France tested nuclear weapons in Algeria between 1960 and 1966, then in French Polynesia in the Pacific Ocean between 1966 and 1996. It conducted 210 tests.

Health and environmental campaigners denounced the nuclear tests for decades.

Hostility to the test reached its climax in the wake of the 1985 sinking by the French secret agents of the Rainbow Warrior in Auckland.

A spokeswoman for New Zealand's Ministry of Foreign  Affairs and Trade said all indications were that the proposed French law was intended only for French military personnel and support people involved in the tests.

The chairmanb of the New Zealand Nuclear Test Veterans Association, Roy Sefdton, said New Zealand servicemen were hoping key New Zealand scietific research would help them gain multi-million-dollars compensation from the British Government.

"We wouldn't be chasing the French for anything."

Morin said in November that he planned to present a bill in 2009 setting out the terms of compensation schemes but he had previously given few details.

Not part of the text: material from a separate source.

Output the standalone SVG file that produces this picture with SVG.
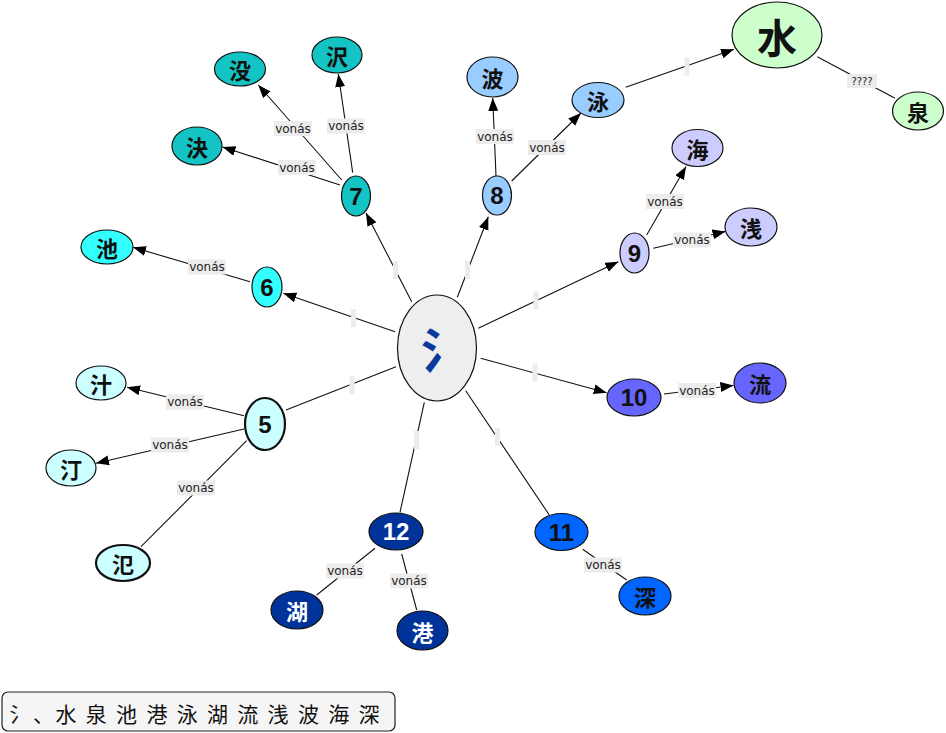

"About 150,000 civil and miltary workers are theoretically affected," Morin was quoted as saying by Le Figaro.

He said an Independent commission of doctors led by a magistrate would examine claims and if it recognised health damage linked to nuclear testing, the sate would fully compensate the individuals.

Morin said the Government had released its archives on the conditions under which the tests were carried out and their impact on the environment, and these documents were being examined by eminent doctors.